Imagine you’re living in a house and you’ve bought a new one a couple of states away. You want to move all your stuff. As everyone knows, the hard part is packing and boxing up before you move, and unpacking after you’ve moved. That’s what takes the time and care, and that’s what Bitcoin-based solutions airily assume. In the real world, once you’ve packed everything, you load it into a truck, which drives to your new house, unload all the boxes, and then the “fun” of unpacking begins. In the Bitcoin world, you would still have to go through all the time and work of packing. Then you would call trucks (still!) and send your boxes to the various depots of the distributed moving service, which would move your boxes all over the place, let them be examined by loads of people, and put them on their shelves with exquisite care. Then you would … get ready … send your own trucks to the depot, pick up your boxes, move them to your house, and start the fun of unpacking. This added step in the middle would take at least 1,000 times longer than the moving van would have.
Isn’t Bitcoin great?
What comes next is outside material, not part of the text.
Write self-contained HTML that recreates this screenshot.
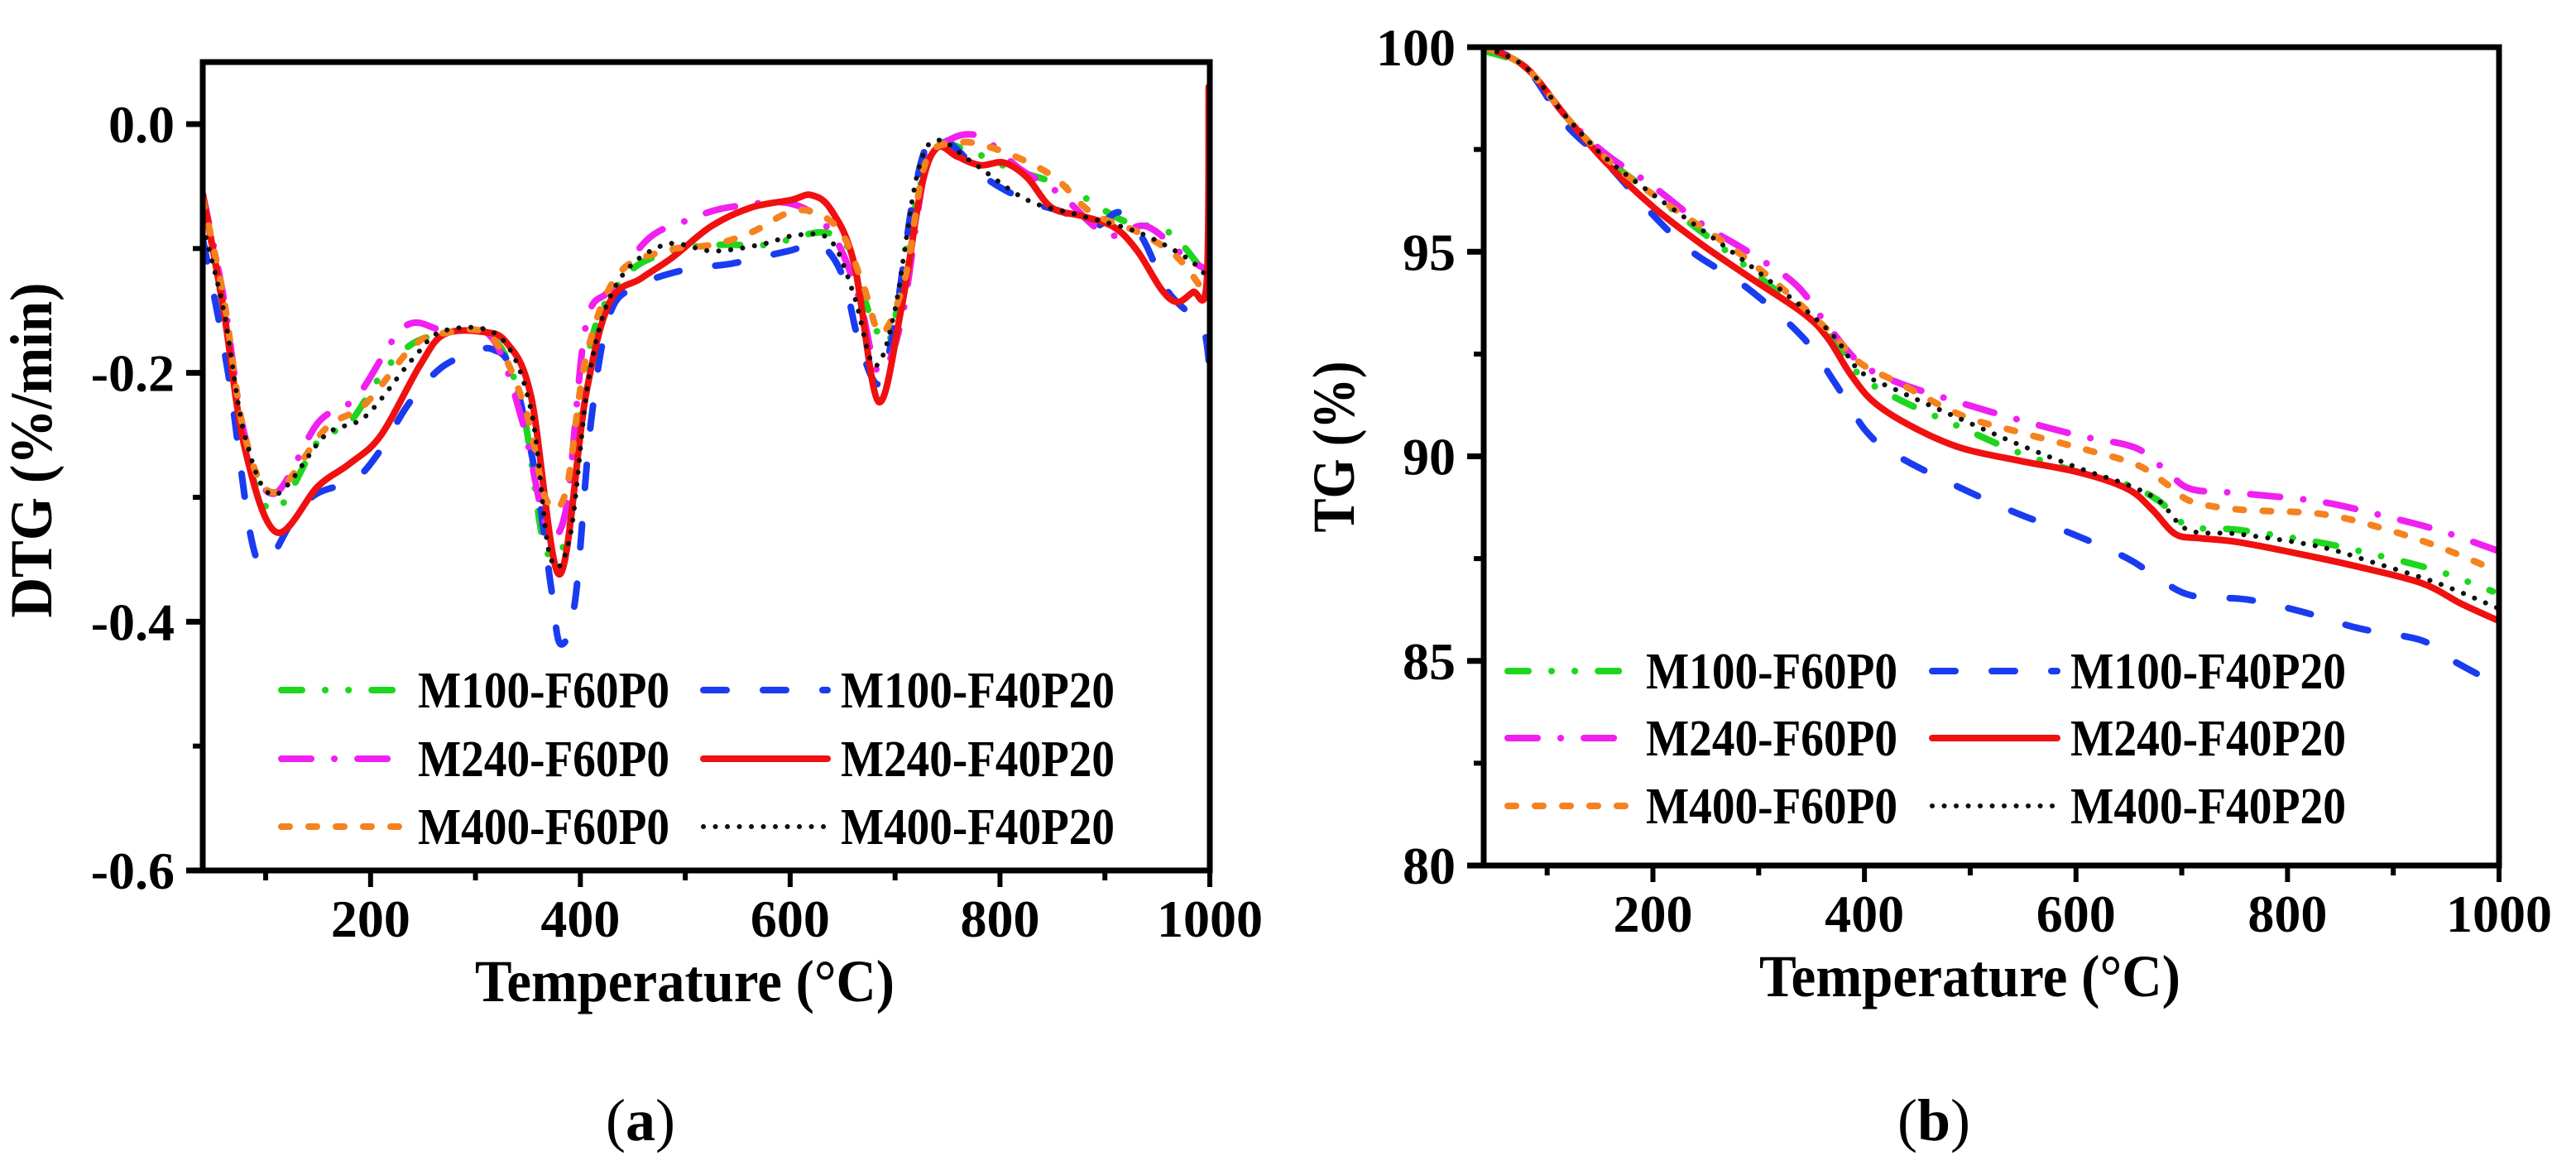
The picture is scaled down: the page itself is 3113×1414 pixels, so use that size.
<!DOCTYPE html>
<html><head><meta charset="utf-8"><style>
html,body{margin:0;padding:0;background:#fff;}
svg{display:block;}
text{font-family:"Liberation Serif",serif;font-weight:bold;fill:#000;}
</style></head><body>
<svg id="fig" width="3113" height="1414" viewBox="0 0 3113 1414" xmlns="http://www.w3.org/2000/svg">
<g id="pa"></g>
<g id="pb"></g>
<text x="774" y="1378" font-size="72" text-anchor="middle" style="font-weight:normal">(<tspan font-weight="bold">a</tspan>)</text>
<text x="2337" y="1378" font-size="72" text-anchor="middle" style="font-weight:normal">(<tspan font-weight="bold">b</tspan>)</text>
</svg>
<script>
const seriesNames = ["M100-F60P0","M100-F40P20","M240-F60P0","M240-F40P20","M400-F60P0","M400-F40P20"];
const seriesColors = ["#1ed61e","#1a3cf0","#f020f0","#f01010","#f5821f","#111111"];
const xTicks = [200,400,600,800,1000];
const dtgTicks = [0.0,-0.2,-0.4,-0.6];
const dtgTickLabels = ["0.0","-0.2","-0.4","-0.6"];
const tgTicks = [80,85,90,95,100];
const tgTickLabels = ["80","85","90","95","100"];

const dtgGreen = [[40,-0.06],[60,-0.15],[80,-0.26],[108,-0.311],[150,-0.255],[180,-0.240],[217,-0.194],[255,-0.171],[315,-0.171],[345,-0.230],[367,-0.342],[390,-0.321],[409,-0.179],[443,-0.122],[488,-0.102],[533,-0.097],[578,-0.097],[631,-0.087],[657,-0.102],[676,-0.153],[695,-0.173],[714,-0.087],[736,-0.020],[766,-0.020],[811,-0.036],[864,-0.051],[916,-0.077],[961,-0.087],[997,-0.122]];
const dtgBlue = [[40,-0.092],[64,-0.199],[86,-0.332],[101,-0.352],[124,-0.321],[147,-0.298],[184,-0.286],[207,-0.265],[237,-0.224],[267,-0.196],[297,-0.184],[316,-0.181],[335,-0.199],[357,-0.281],[372,-0.372],[381,-0.418],[395,-0.383],[410,-0.240],[428,-0.153],[455,-0.130],[500,-0.117],[545,-0.112],[598,-0.102],[628,-0.097],[650,-0.122],[665,-0.173],[684,-0.209],[699,-0.163],[718,-0.056],[735,-0.010],[756,-0.018],[786,-0.043],[824,-0.061],[861,-0.071],[891,-0.082],[914,-0.071],[936,-0.092],[959,-0.133],[981,-0.153],[995,-0.168],[1000,-0.2]];
const dtgMagenta = [[40,-0.056],[60,-0.14],[80,-0.25],[108,-0.297],[150,-0.240],[187,-0.219],[232,-0.163],[270,-0.166],[315,-0.171],[345,-0.240],[367,-0.321],[386,-0.311],[405,-0.163],[428,-0.133],[465,-0.092],[503,-0.077],[541,-0.067],[601,-0.064],[639,-0.087],[665,-0.138],[684,-0.199],[706,-0.158],[729,-0.036],[751,-0.013],[781,-0.010],[819,-0.036],[857,-0.056],[902,-0.089],[939,-0.082],[977,-0.107],[997,-0.117]];
const dtgRed = [[40,-0.056],[60,-0.15],[80,-0.26],[110,-0.328],[150,-0.291],[180,-0.273],[210,-0.25],[247,-0.194],[270,-0.169],[307,-0.167],[330,-0.176],[353,-0.219],[380,-0.362],[405,-0.219],[428,-0.143],[458,-0.124],[488,-0.107],[525,-0.082],[563,-0.067],[601,-0.061],[620,-0.057],[639,-0.069],[661,-0.112],[684,-0.223],[706,-0.148],[725,-0.051],[740,-0.019],[759,-0.026],[781,-0.033],[804,-0.031],[826,-0.043],[849,-0.067],[879,-0.074],[909,-0.083],[931,-0.102],[954,-0.133],[969,-0.143],[984,-0.135],[997,-0.128],[999,0.03]];
const dtgOrange = [[40,-0.06],[60,-0.14],[80,-0.25],[108,-0.296],[157,-0.245],[195,-0.225],[240,-0.179],[270,-0.168],[315,-0.171],[348,-0.230],[367,-0.301],[386,-0.296],[405,-0.189],[435,-0.122],[480,-0.102],[526,-0.097],[563,-0.087],[608,-0.069],[646,-0.084],[669,-0.128],[687,-0.168],[710,-0.122],[729,-0.031],[759,-0.015],[796,-0.020],[849,-0.041],[887,-0.071],[932,-0.087],[969,-0.107],[997,-0.138]];
const dtgBlack = [[40,-0.082],[60,-0.15],[80,-0.25],[108,-0.298],[157,-0.250],[195,-0.235],[240,-0.189],[270,-0.166],[323,-0.171],[353,-0.230],[371,-0.347],[390,-0.332],[409,-0.199],[435,-0.128],[480,-0.097],[526,-0.102],[571,-0.097],[608,-0.089],[639,-0.094],[661,-0.138],[680,-0.194],[699,-0.153],[721,-0.041],[740,-0.013],[774,-0.031],[826,-0.061],[879,-0.074],[932,-0.087],[977,-0.107],[997,-0.122]];

const tgGreen = [[42,99.9],[80,99.5],[118,98.3],[155,97.3],[200,96.4],[290,94.6],[365,93.0],[395,92.0],[432,91.4],[492,90.7],[545,90.1],[604,89.6],[649,89.3],[679,88.9],[706,88.3],[754,88.2],[829,87.9],[882,87.6],[942,87.2],[994,86.7]];
const tgBlue = [[42,100],[80,99.5],[118,98.1],[155,97.2],[200,95.9],[237,95.0],[290,94.1],[342,92.9],[372,91.8],[402,90.6],[432,90.0],[485,89.3],[545,88.6],[597,88.1],[649,87.5],[679,87.0],[709,86.6],[762,86.5],[814,86.2],[867,85.8],[927,85.5],[957,85.0],[1000,84.4]];
const tgMagenta = [[42,100],[80,99.5],[118,98.3],[155,97.4],[200,96.6],[245,95.7],[290,95.0],[335,94.2],[365,93.2],[395,92.3],[432,91.8],[492,91.3],[545,90.9],[604,90.5],[657,90.2],[687,89.6],[709,89.2],[754,89.1],[829,88.9],[882,88.6],[942,88.2],[998,87.7]];
const tgRed = [[42,100],[80,99.5],[118,98.3],[155,97.2],[200,96.1],[245,95.2],[290,94.4],[342,93.5],[365,92.9],[387,92.0],[410,91.3],[447,90.7],[492,90.2],[545,89.9],[604,89.6],[649,89.2],[672,88.7],[694,88.1],[717,88.0],[754,87.9],[814,87.6],[867,87.3],[927,86.9],[964,86.4],[998,86.0]];
const tgOrange = [[42,100],[80,99.5],[118,98.3],[155,97.3],[200,96.4],[290,94.8],[365,93.1],[395,92.3],[432,91.8],[492,91.0],[545,90.6],[604,90.2],[657,89.8],[687,89.3],[709,88.9],[754,88.7],[829,88.6],[882,88.3],[942,87.8],[998,87.2]];
const tgBlack = [[42,100],[80,99.5],[118,98.3],[155,97.3],[200,96.4],[290,94.7],[365,93.1],[395,92.1],[432,91.6],[492,90.9],[545,90.3],[604,89.7],[649,89.3],[679,88.9],[706,88.2],[754,88.1],[829,87.8],[882,87.4],[942,86.9],[998,86.3]];

const dashes = ["25 28 0.1 28 0.1 28","28 44","36 28 0.1 28","","10 23","0.1 14.4"];
const NS = "http://www.w3.org/2000/svg";
function mk(tag, attrs, parent){const e=document.createElementNS(NS,tag);for(const k in attrs)e.setAttribute(k,attrs[k]);parent.appendChild(e);return e;}
function smooth(pts){let d="M"+pts[0][0]+","+pts[0][1];for(let i=0;i<pts.length-1;i++){const p0=pts[Math.max(0,i-1)],p1=pts[i],p2=pts[i+1],p3=pts[Math.min(pts.length-1,i+2)];const c1x=p1[0]+(p2[0]-p0[0])/6,c1y=p1[1]+(p2[1]-p0[1])/6,c2x=p2[0]-(p3[0]-p1[0])/6,c2y=p2[1]-(p3[1]-p1[1])/6;d+=" C"+c1x.toFixed(1)+","+c1y.toFixed(1)+" "+c2x.toFixed(1)+","+c2y.toFixed(1)+" "+p2[0].toFixed(1)+","+p2[1].toFixed(1);}return d;}

function drawChart(g, cfg){
  const sx=v=>cfg.L+(v-40)/(1000-40)*(cfg.R-cfg.L);
  const sy=v=>cfg.B-(v-cfg.ymin)/(cfg.ymax-cfg.ymin)*(cfg.B-cfg.T);
  const clip=mk('clipPath',{id:cfg.id+'clip'},g);
  mk('rect',{x:cfg.L,y:cfg.T,width:cfg.R-cfg.L,height:cfg.B-cfg.T},clip);
  const lines=mk('g',{'clip-path':'url(#'+cfg.id+'clip)'},g);
  cfg.series.forEach((s,i)=>{
    const p=mk('path',{d:smooth(s.map(q=>[sx(q[0]),sy(q[1])])),fill:'none',stroke:seriesColors[i],'stroke-width':i==5?6:8,'stroke-linecap':'round','stroke-linejoin':'round','stroke-dasharray':dashes[i]},lines);
    
    
  });
  const ax=mk('rect',{x:cfg.L,y:cfg.T,width:cfg.R-cfg.L,height:cfg.B-cfg.T,fill:'none',stroke:'#000','stroke-width':7},g);
  
  
  for(let v=100;v<=1000;v+=100){
    const major=v%200==0;
    mk('line',{x1:sx(v),x2:sx(v),y1:cfg.B,y2:cfg.B+(major?20:12),stroke:'#000','stroke-width':6},g);
  }
  xTicks.forEach(v=>{
    const t=mk('text',{x:sx(v),y:cfg.B+80,'font-size':64,'text-anchor':'middle'},g);
    t.textContent=v;
    
    
  });
  cfg.yticks.forEach((v,i)=>{
    mk('line',{x1:cfg.L-20,x2:cfg.L,y1:sy(v),y2:sy(v),stroke:'#000','stroke-width':7},g);
    const t=mk('text',{x:cfg.L-34,y:sy(v)+22,'font-size':64,'text-anchor':'end'},g);
    t.textContent=cfg.ylabels[i];
    
    
  });
  cfg.yminor.forEach(v=>{mk('line',{x1:cfg.L-12,x2:cfg.L,y1:sy(v),y2:sy(v),stroke:'#000','stroke-width':6},g);});
  const xt=mk('text',{x:cfg.xtX,y:cfg.B+158,'font-size':72,textLength:cfg.xtW,lengthAdjust:'spacingAndGlyphs'},g);
  xt.textContent='Temperature (°C)';
  
  
  const yt=mk('text',{x:0,y:0,'font-size':72,'text-anchor':'middle',transform:'translate('+(cfg.ytX+24)+','+cfg.ytY+') rotate(-90)',textLength:cfg.ytW,lengthAdjust:'spacingAndGlyphs'},g);
  yt.textContent=cfg.ytitle;
  
  
  [0,1,2,3,4,5].forEach(i=>{
    const col=i%2,row=Math.floor(i/2);
    const y=cfg.legY[row];
    const lg=mk('g',{},g);
    
    
    mk('line',{x1:cfg.legLine[col][0],x2:cfg.legLine[col][1],y1:y,y2:y,stroke:seriesColors[i],'stroke-width':i==5?6:8,'stroke-linecap':'round','stroke-dasharray':dashes[i]},lg);
    const t=mk('text',{x:cfg.legText[col][0],y:y+21,'font-size':62,textLength:cfg.legText[col][1],lengthAdjust:'spacingAndGlyphs'},lg);
    t.textContent=seriesNames[i];
  });
}
drawChart(document.getElementById('pa'),{id:'a',L:245,R:1462,T:75,B:1052,ymin:-0.6,ymax:0.0499,
  series:[dtgGreen,dtgBlue,dtgMagenta,dtgRed,dtgOrange,dtgBlack],yticks:dtgTicks,ylabels:dtgTickLabels,yminor:[-0.1,-0.3,-0.5],
  xtX:574,xtW:507,ytX:38,ytY:544,ytW:405,ytitle:'DTG (%/min)',
  legY:[834,917,999],legLine:[[340,483],[850,1000]],legText:[[505,304],[1016,331]]});
drawChart(document.getElementById('pb'),{id:'b',L:1793,R:3020,T:57,B:1046,ymin:80,ymax:100,
  series:[tgGreen,tgBlue,tgMagenta,tgRed,tgOrange,tgBlack],yticks:tgTicks,ylabels:tgTickLabels,yminor:[82.5,87.5,92.5,97.5],
  xtX:2126,xtW:509,ytX:1612,ytY:540,ytW:207,ytitle:'TG (%)',
  legY:[811,892,974],legLine:[[1822,1967],[2335,2486]],legText:[[1989,304],[2502,333]]});
</script>
</body></html>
See how it solves the moving problem so nicely?
There’s a pattern here
This misunderstanding of a technology and claiming it solves all sorts of long-standing problems is typical of the new technology hype cycle. It’s happened loads of times before, and will keep happening for the foreseeable future. A good current example is the Big Data mania, which is supposed to solve all sorts of long-standing problems and unlock the keys to the kingdom – except that it doesn’t. When people have trouble understanding the basics of relatively simple things like email, is it surprising that they get Bitcoin wrong?
I’m eagerly awaiting problems for which the super-cool block chain technology is actually relevant. I suspect they're out there. I've even started looking at a couple candidates. I’m ready.